GIVEN PROBLEM
Repeat all the material exactly; pictures stay out of your copy.
((
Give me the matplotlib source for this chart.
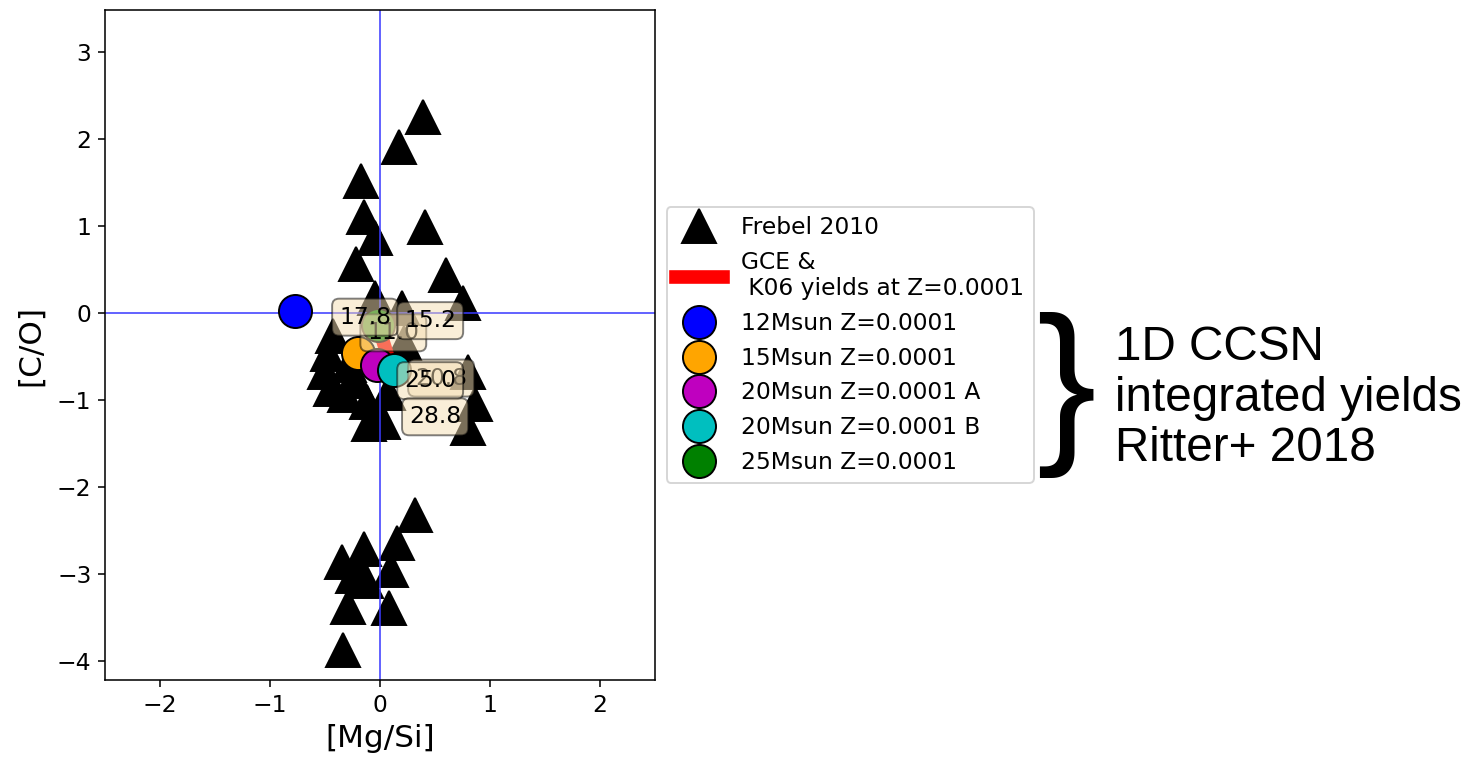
import numpy as np
import matplotlib
matplotlib.use('Agg')
import matplotlib.pyplot as plt

# Frebel 2010 stars, [Mg/Si] vs [C/O]
frebel_mgsi = [0.39, 0.17, -0.17, -0.15, -0.05, 0.41, -0.22, 0.60, 0.75, -0.05, 0.20,
               -0.43, -0.47, -0.50, -0.45, -0.32, -0.22, -0.28, -0.12, -0.05, -0.10, 0.03, 0.07, 0.22,
               0.80, 0.86, 0.80,
               0.32, 0.15, -0.15, -0.35, 0.10, -0.20, -0.13, -0.25, -0.29, 0.08, -0.34]
frebel_co = [2.25, 1.90, 1.52, 1.10, 0.86, 0.99, 0.56, 0.44, 0.11, 0.17, 0.05,
             -0.27, -0.47, -0.68, -0.88, -0.95, -0.78, -0.60, -1.03, -1.20, -1.28, -1.25, -0.92, -0.35,
             -0.68, -1.05, -1.32,
             -2.32, -2.65, -2.71, -2.86, -2.96, -2.93, -3.08, -3.03, -3.38, -3.39, -3.88]

# GCE track with K06 yields
gce_mgsi = [-0.02, 0.02, 0.05, 0.08]
gce_co = [-0.15, -0.30, -0.42, -0.55]

# 1D CCSN integrated yields (Ritter+ 2018)
ccsn_labels = ['12Msun Z=0.0001', '15Msun Z=0.0001', '20Msun Z=0.0001 A',
               '20Msun Z=0.0001 B', '25Msun Z=0.0001']
ccsn_colors = ['b', 'orange', 'm', 'c', 'g']
ccsn_mgsi = [-0.77, -0.20, -0.03, 0.13, -0.02]
ccsn_co = [0.02, -0.46, -0.60, -0.66, -0.14]

# mass labels along the GCE track
mass_text = ['11.0', '20.8', '17.8', '15.2', '25.0', '28.8']
mass_x = [0.12, 0.555, -0.136, 0.455, 0.455, 0.50]
mass_y = [-0.23, -0.75, -0.05, -0.09, -0.78, -1.195]

fig = plt.figure(figsize=(1467 / 140, 759 / 140), dpi=140)
ax = fig.add_axes([0.0716, 0.1041, 0.375, 0.8827])

ax.plot(frebel_mgsi, frebel_co, '^', color='k', ms=17, label='Frebel 2010', zorder=1)
ax.axhline(0, color='#3a3aff', lw=0.8, zorder=2)
ax.axvline(0, color='#3a3aff', lw=0.8, zorder=2)
ax.plot(gce_mgsi, gce_co, '-', color='r', lw=7, label='GCE &\n K06 yields at Z=0.0001', zorder=3)
for i in range(len(ccsn_labels)):
    ax.plot(ccsn_mgsi[i], ccsn_co[i], 'o', color=ccsn_colors[i], mec='k', ms=17,
            label=ccsn_labels[i], zorder=4)
for i in range(len(mass_text)):
    ax.text(mass_x[i], mass_y[i], mass_text[i], fontsize=12, ha='center', va='center', zorder=5,
            bbox=dict(boxstyle='round', facecolor='wheat', alpha=0.5))

ax.set_xlim(-2.5, 2.5)
ax.set_ylim(-4.22, 3.48)
ax.set_xticks([-2, -1, 0, 1, 2])
ax.tick_params(labelsize=12)
ax.set_xlabel('[Mg/Si]', fontsize=16)
ax.set_ylabel('[C/O]', fontsize=16, labelpad=6)

ax.legend(loc='center left', bbox_to_anchor=(1.0, 0.5), fontsize=12, numpoints=1,
          labelspacing=0.5)

fig.text(0.7263, 0.4796, '}', fontsize=92, family='Liberation Sans', ha='center', va='center')
fig.text(0.760, 0.4756, '1D CCSN\nintegrated yields\nRitter+ 2018', fontsize=24.5,
         family='Liberation Sans', ha='left', va='center', linespacing=1.17)

fig.savefig('out.png', dpi=140)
))
TASK RESULT
Give me the matplotlib source for this chart.
import numpy as np
import matplotlib
matplotlib.use('Agg')
import matplotlib.pyplot as plt

# Frebel 2010 stars, [Mg/Si] vs [C/O]
frebel_mgsi = [0.39, 0.17, -0.17, -0.15, -0.05, 0.41, -0.22, 0.60, 0.75, -0.05, 0.20,
               -0.43, -0.47, -0.50, -0.45, -0.32, -0.22, -0.28, -0.12, -0.05, -0.10, 0.03, 0.07, 0.22,
               0.80, 0.86, 0.80,
               0.32, 0.15, -0.15, -0.35, 0.10, -0.20, -0.13, -0.25, -0.29, 0.08, -0.34]
frebel_co = [2.25, 1.90, 1.52, 1.10, 0.86, 0.99, 0.56, 0.44, 0.11, 0.17, 0.05,
             -0.27, -0.47, -0.68, -0.88, -0.95, -0.78, -0.60, -1.03, -1.20, -1.28, -1.25, -0.92, -0.35,
             -0.68, -1.05, -1.32,
             -2.32, -2.65, -2.71, -2.86, -2.96, -2.93, -3.08, -3.03, -3.38, -3.39, -3.88]

# GCE track with K06 yields
gce_mgsi = [-0.02, 0.02, 0.05, 0.08]
gce_co = [-0.15, -0.30, -0.42, -0.55]

# 1D CCSN integrated yields (Ritter+ 2018)
ccsn_labels = ['12Msun Z=0.0001', '15Msun Z=0.0001', '20Msun Z=0.0001 A',
               '20Msun Z=0.0001 B', '25Msun Z=0.0001']
ccsn_colors = ['b', 'orange', 'm', 'c', 'g']
ccsn_mgsi = [-0.77, -0.20, -0.03, 0.13, -0.02]
ccsn_co = [0.02, -0.46, -0.60, -0.66, -0.14]

# mass labels along the GCE track
mass_text = ['11.0', '20.8', '17.8', '15.2', '25.0', '28.8']
mass_x = [0.12, 0.555, -0.136, 0.455, 0.455, 0.50]
mass_y = [-0.23, -0.75, -0.05, -0.09, -0.78, -1.195]

fig = plt.figure(figsize=(1467 / 140, 759 / 140), dpi=140)
ax = fig.add_axes([0.0716, 0.1041, 0.375, 0.8827])

ax.plot(frebel_mgsi, frebel_co, '^', color='k', ms=17, label='Frebel 2010', zorder=1)
ax.axhline(0, color='#3a3aff', lw=0.8, zorder=2)
ax.axvline(0, color='#3a3aff', lw=0.8, zorder=2)
ax.plot(gce_mgsi, gce_co, '-', color='r', lw=7, label='GCE &\n K06 yields at Z=0.0001', zorder=3)
for i in range(len(ccsn_labels)):
    ax.plot(ccsn_mgsi[i], ccsn_co[i], 'o', color=ccsn_colors[i], mec='k', ms=17,
            label=ccsn_labels[i], zorder=4)
for i in range(len(mass_text)):
    ax.text(mass_x[i], mass_y[i], mass_text[i], fontsize=12, ha='center', va='center', zorder=5,
            bbox=dict(boxstyle='round', facecolor='wheat', alpha=0.5))

ax.set_xlim(-2.5, 2.5)
ax.set_ylim(-4.22, 3.48)
ax.set_xticks([-2, -1, 0, 1, 2])
ax.tick_params(labelsize=12)
ax.set_xlabel('[Mg/Si]', fontsize=16)
ax.set_ylabel('[C/O]', fontsize=16, labelpad=6)

ax.legend(loc='center left', bbox_to_anchor=(1.0, 0.5), fontsize=12, numpoints=1,
          labelspacing=0.5)

fig.text(0.7263, 0.4796, '}', fontsize=92, family='Liberation Sans', ha='center', va='center')
fig.text(0.760, 0.4756, '1D CCSN\nintegrated yields\nRitter+ 2018', fontsize=24.5,
         family='Liberation Sans', ha='left', va='center', linespacing=1.17)

fig.savefig('out.png', dpi=140)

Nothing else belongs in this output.